The documentary also shows the members of the band enjoying some entertainment unique to the individual countries they visited. From learning about a devoted Argentinian fan group known as 'Rolingas' to Ronnie Wood enjoying taking part in street art in Brazil and Mick Jagger taking in a late night performance by street drummers in Uruguay, the film does a good job displaying the depth of culture that exists all over Latin America.
The film crew seemed to have unlimited access to the rock stars and this results in plenty of short interviews at various locations on the tour. Hearing Mick and Keith reminisce about their first trip to Brazil in 1968 and how they wrote Honky Tonk Women while they were there was the highlight of these quiet, candid moments for me.
Footage of the concerts takes up quite a bit of time in the film so as you can imagine most of The Stones' best-knownb songs can be heard during the documentary. Never a bad thing! There are also plenty of stunning visuals on show, mostly in the form of panoramic camera shots over the cities and stadiums the tour visited.
But would there be a tenth city to photograph for the filmmakers? Yes, there would be.

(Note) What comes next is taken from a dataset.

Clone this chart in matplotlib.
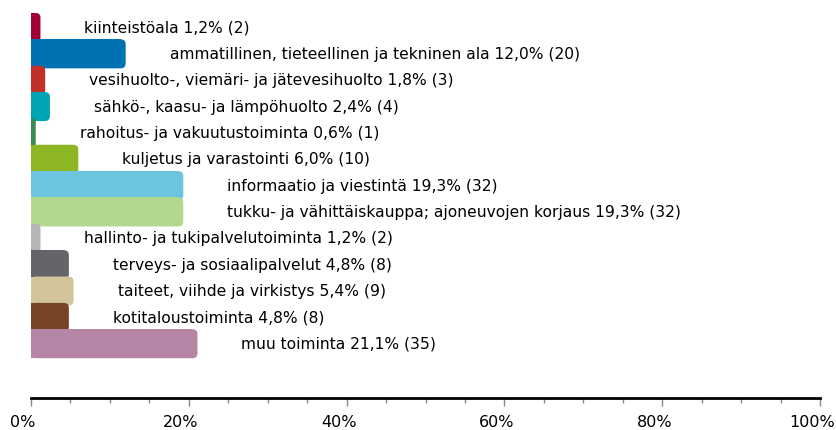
import matplotlib
matplotlib.use("Agg")
import matplotlib.pyplot as plt
import matplotlib.transforms as mtransforms
from matplotlib.patches import FancyBboxPatch, Rectangle
from matplotlib.ticker import MultipleLocator, FuncFormatter

# toimialat, osuudet (%) ja lukumäärät
categories = [
    "kiinteistöala",
    "ammatillinen, tieteellinen ja tekninen ala",
    "vesihuolto-, viemäri- ja jätevesihuolto",
    "sähkö-, kaasu- ja lämpöhuolto",
    "rahoitus- ja vakuutustoiminta",
    "kuljetus ja varastointi",
    "informaatio ja viestintä",
    "tukku- ja vähittäiskauppa; ajoneuvojen korjaus",
    "hallinto- ja tukipalvelutoiminta",
    "terveys- ja sosiaalipalvelut",
    "taiteet, viihde ja virkistys",
    "kotitaloustoiminta",
    "muu toiminta",
]
percents = [1.2, 12.0, 1.8, 2.4, 0.6, 6.0, 19.3, 19.3, 1.2, 4.8, 5.4, 4.8, 21.1]
counts = [2, 20, 3, 4, 1, 10, 32, 32, 2, 8, 9, 8, 35]
colors = ["#a3003a", "#0071b3", "#c1312a", "#00a5b5", "#3b8a52", "#8cb623",
          "#6cc4df", "#b4d790", "#b5b5b5", "#646569", "#d3c49b", "#784428", "#b585a5"]

W, H = 837, 430
fig = plt.figure(figsize=(W / 100, H / 100), dpi=100)
ax = fig.add_axes([31 / W, (H - 398) / H, 789 / W, 398 / H])

bar_h = 1.1
px_x = 100 / 789          # % per pixel
px_y = 1 / 26.35          # category units per pixel
r = 5 * px_x              # rounding radius (x units)
aspect = px_y / px_x

for i, (p, c) in enumerate(zip(percents, colors)):
    y0 = i - bar_h / 2
    rr = min(r, p / 2)
    box = FancyBboxPatch((0, y0), p, bar_h,
                         boxstyle=f"round,pad=0,rounding_size={rr}",
                         mutation_aspect=aspect, fc=c, ec="none", zorder=2 + i)
    ax.add_patch(box)
    ax.add_patch(Rectangle((0, y0), max(p - rr, 0), bar_h, fc=c, ec="none", zorder=2 + i))
    txt = f"{categories[i]} {str(p).replace('.', ',')}% ({counts[i]})"
    ax.text(p + 44 * px_x, i + 0.02, txt, va="center", ha="left", fontsize=11.2,
            color="#000000", zorder=30)

ax.set_xlim(0, 100)
ax.set_ylim(14.06, -1.044)
ax.xaxis.set_major_locator(MultipleLocator(20))
ax.xaxis.set_minor_locator(MultipleLocator(5))
ax.xaxis.set_major_formatter(FuncFormatter(lambda v, pos: f"{v:.0f}%"))
ax.tick_params(axis="x", which="major", length=6, width=1, color="#888888",
               labelsize=11.5, pad=6)
ax.tick_params(axis="x", which="minor", length=3.6, width=1, color="#888888")
shift = mtransforms.ScaledTranslation(-8 / 100, 0, fig.dpi_scale_trans)
for lab in ax.get_xticklabels():
    lab.set_transform(lab.get_transform() + shift)
ax.set_yticks([])
for s in ["top", "right", "left"]:
    ax.spines[s].set_visible(False)
ax.spines["bottom"].set_linewidth(2)
ax.spines["bottom"].set_color("black")
ax.patch.set_alpha(0)

fig.savefig("out.png", dpi=100)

25 days before showtime the Cuban government gave the event the green light.
In the early part of the film, Mick Jagger stated that it was US President Barack Obama freeing up diplomatic relations with Cuba which gave him the idea of bringing The Rolling Stones to Havana. It was then somewhat ironic when the band had to move the concert back by five days as President Obama announced a state visit to Cuba too close to the originally planned date.

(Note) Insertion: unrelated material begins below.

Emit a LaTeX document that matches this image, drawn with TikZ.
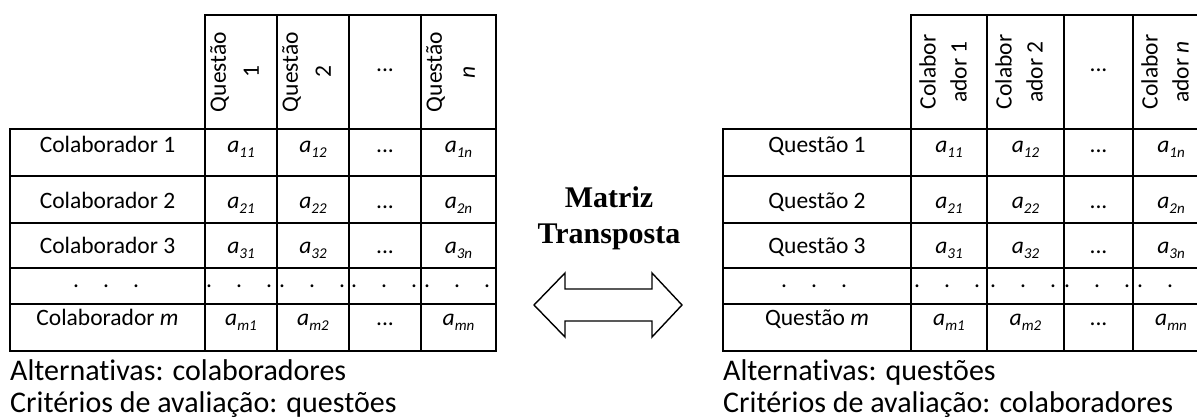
\documentclass[tikz,border=0pt]{standalone}
\usepackage{fontspec}
\setmainfont{Carlito}[Ligatures=NoCommon]
\newfontfamily\titlefont{Liberation Serif}
\newcommand{\tabfont}{\fontsize{23.5}{28}\selectfont}
\newcommand{\mA}[1]{\textit{a}\raisebox{-0.2em}{\fontsize{15}{15}\selectfont\itshape #1}}
\newcommand{\dotrow}{\makebox[66pt]{.\hfill.\hfill.}}
\begin{document}
\begin{tikzpicture}[x=1pt,y=-1pt,
  grid/.style={line width=2.6pt},
  cell/.style={font=\tabfont, inner sep=0pt, anchor=base},
  hdrL/.style={font=\fontsize{23.5}{33}\selectfont, rotate=90, align=center, inner sep=0pt, anchor=north},
  hdrR/.style={font=\fontsize{23.5}{31}\selectfont, rotate=90, align=center, inner sep=0pt, anchor=north},
  capt/.style={font=\fontsize{30}{36}\selectfont, inner sep=0pt, anchor=base west},
  ttl/.style={font=\titlefont\bfseries\fontsize{30}{36}\selectfont, inner sep=0pt, anchor=base},
  arrowshape/.style={draw=black, line width=1.4pt, fill=white, line join=miter}]
\useasboundingbox (0,0) rectangle (1197,419);
\clip (0,0) rectangle (1197,419);

% ---------------- left table ----------------
\draw[grid] (205,15) rectangle (496,129);
\draw[grid] (10,129) rectangle (496,351);
\foreach \x in {205,277,349,421} \draw[grid] (\x,15) -- (\x,351);
\foreach \y in {176,223,268,304} \draw[grid] (10,\y) -- (496,\y);

\node[hdrL] (LH1) at (210,72) {Questão\\1};
\node[hdrL] (LH2) at (282,72) {Questão\\2};
\node[cell] (LH3) at (385,72) {...};
\node[hdrL] (LH4) at (426,72) {Questão\\\textit{n}};

\node[cell] (LR1) at (107.5,153) {Colaborador 1};
\node[cell] (LR2) at (107.5,209) {Colaborador 2};
\node[cell] (LR3) at (107.5,254) {Colaborador 3};
\node[cell] (LRd) at (106,288) {\dotrow};
\node[cell] (LRm) at (107.5,326) {Colaborador \textit{m}};

\foreach \yy/\r in {153/1,209/2,254/3,326/m}{
  \node[cell] (L\r1) at (241,\yy) {\mA{\r1}};
  \node[cell] (L\r2) at (313,\yy) {\mA{\r2}};
  \node[cell] (L\r3) at (385,\yy) {...};
  \node[cell] (L\r4) at (458.5,\yy) {\mA{\r n}};
}
\node[cell] (Ld1) at (239,288) {\dotrow};
\node[cell] (Ld2) at (312,288) {\dotrow};
\node[cell] (Ld3) at (384,288) {\dotrow};
\node[cell] (Ld4) at (457,288) {\dotrow};

\node[capt] (LC1) at (10,381) {Alternativas: colaboradores};
\node[capt] (LC2) at (10,413) {Critérios de avaliação: questões};

% ---------------- middle ----------------
\node[ttl] (T1) at (609,208) {Matriz};
\node[ttl] (T2) at (609,244) {Transposta};
\draw[arrowshape] (534,305) -- (565,273) -- (565,289) -- (652,289) -- (652,273)
  -- (682,305) -- (652,337) -- (652,321) -- (565,321) -- (565,337) -- cycle;

% ---------------- right table ----------------
\draw[grid] (911,15) rectangle (1209,129);
\draw[grid] (723,129) rectangle (1209,351);
\foreach \x in {911,987,1064,1133} \draw[grid] (\x,15) -- (\x,351);
\foreach \y in {176,223,268,304} \draw[grid] (723,\y) -- (1209,\y);

\node[hdrR] (RH1) at (919,72) {Colabor\\ador 1};
\node[hdrR] (RH2) at (995,72) {Colabor\\ador 2};
\node[cell] (RH3) at (1098.5,72) {...};
\node[hdrR] (RH4) at (1141,72) {Colabor\\ador \textit{n}};

\node[cell] (RR1) at (817,153) {Questão 1};
\node[cell] (RR2) at (817,209) {Questão 2};
\node[cell] (RR3) at (817,254) {Questão 3};
\node[cell] (RRd) at (814,288) {\dotrow};
\node[cell] (RRm) at (817,326) {Questão \textit{m}};

\foreach \yy/\r in {153/1,209/2,254/3,326/m}{
  \node[cell] (R\r1) at (949,\yy) {\mA{\r1}};
  \node[cell] (R\r2) at (1025.5,\yy) {\mA{\r2}};
  \node[cell] (R\r3) at (1098.5,\yy) {...};
  \node[cell] (R\r4) at (1171,\yy) {\mA{\r n}};
}
\node[cell] (Rd1) at (947,288) {\dotrow};
\node[cell] (Rd2) at (1023,288) {\dotrow};
\node[cell] (Rd3) at (1097,288) {\dotrow};
\node[cell] (Rd4) at (1170,288) {\dotrow};

\node[capt] (RC1) at (723,381) {Alternativas: questões};
\node[capt] (RC2) at (723,413) {Critérios de avaliação: colaboradores};
\end{tikzpicture}
\end{document}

After rocking in huge stadiums in South America and Mexico in the weeks leading up to it, The Stones would conclude this tour in slightly different surroundings. The historic free concert would take place at the Havana Sports Complex - a large, flat piece of land on March 25, 2016.

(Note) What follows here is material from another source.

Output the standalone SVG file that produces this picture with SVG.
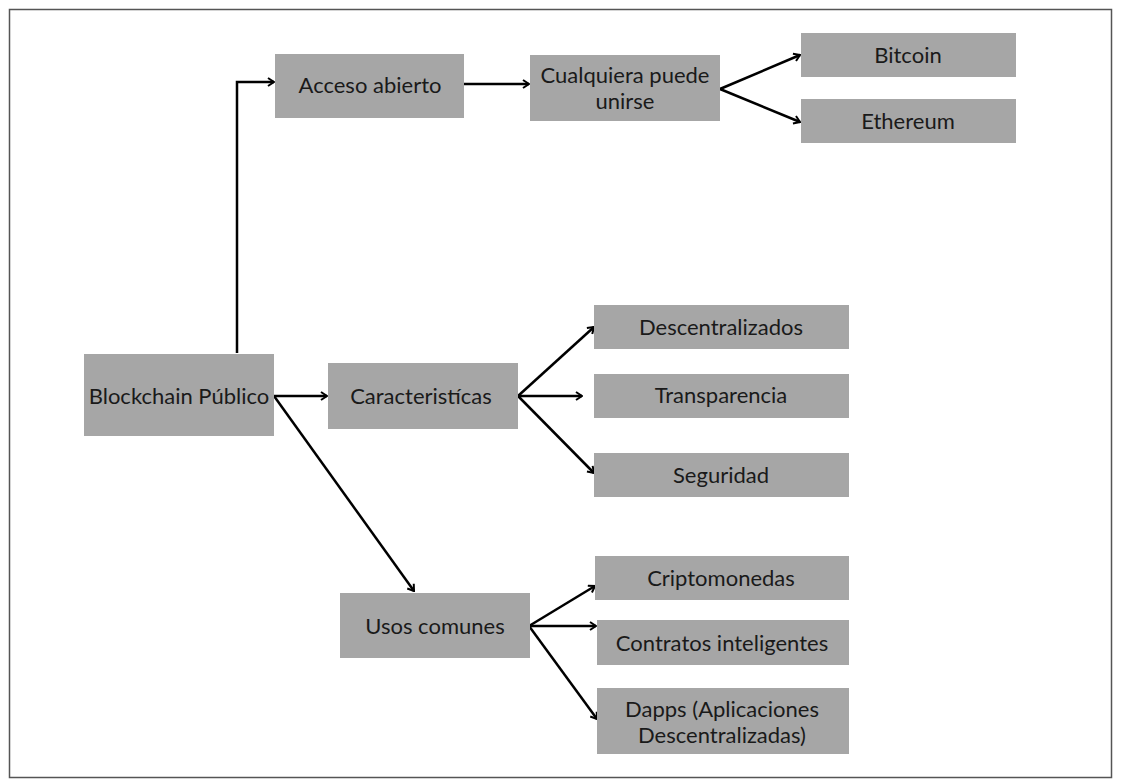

Perhaps more than anywhere else in the Western world, Cubans faced the harshest punishment for listening to or owning Rolling Stones records in years gone by. They were put in prison. In the lead-up to the concert, a few older locals were filmed remembering how they were thrown in jail just for listening to the music of a band they loved. Going from that to being able to see them perform live was for them, as one gentleman beautifully put it: "an overdose of freedom."
Powerful words but they were backed up by the estimated 500,000 people who turned out to attend the performance. History may very well remember this date as an important step forward for Cuba.
Overall the film stylishly captures the reasons why The Rolling Stones have connected with so many generations of people over the years. It also made me realise why they still tour despite being well into their seventies. It must be impossible to turn your back on that level of adoration from the crowds if you can still get up on stage and put on a performance.
I can't recommend Ole, Ole, Ole! highly enough. It is an entertaining, educational and uplifting viewing experience.
The Rolling Stones famously sing: "I know it's only rock 'n' roll but I like it" - in the context of this film that is doing their craft a disservice.
It may only be rock 'n' roll but in Latin America it gives millions of people hope for a better future. Could anything other than music have that impact on so many?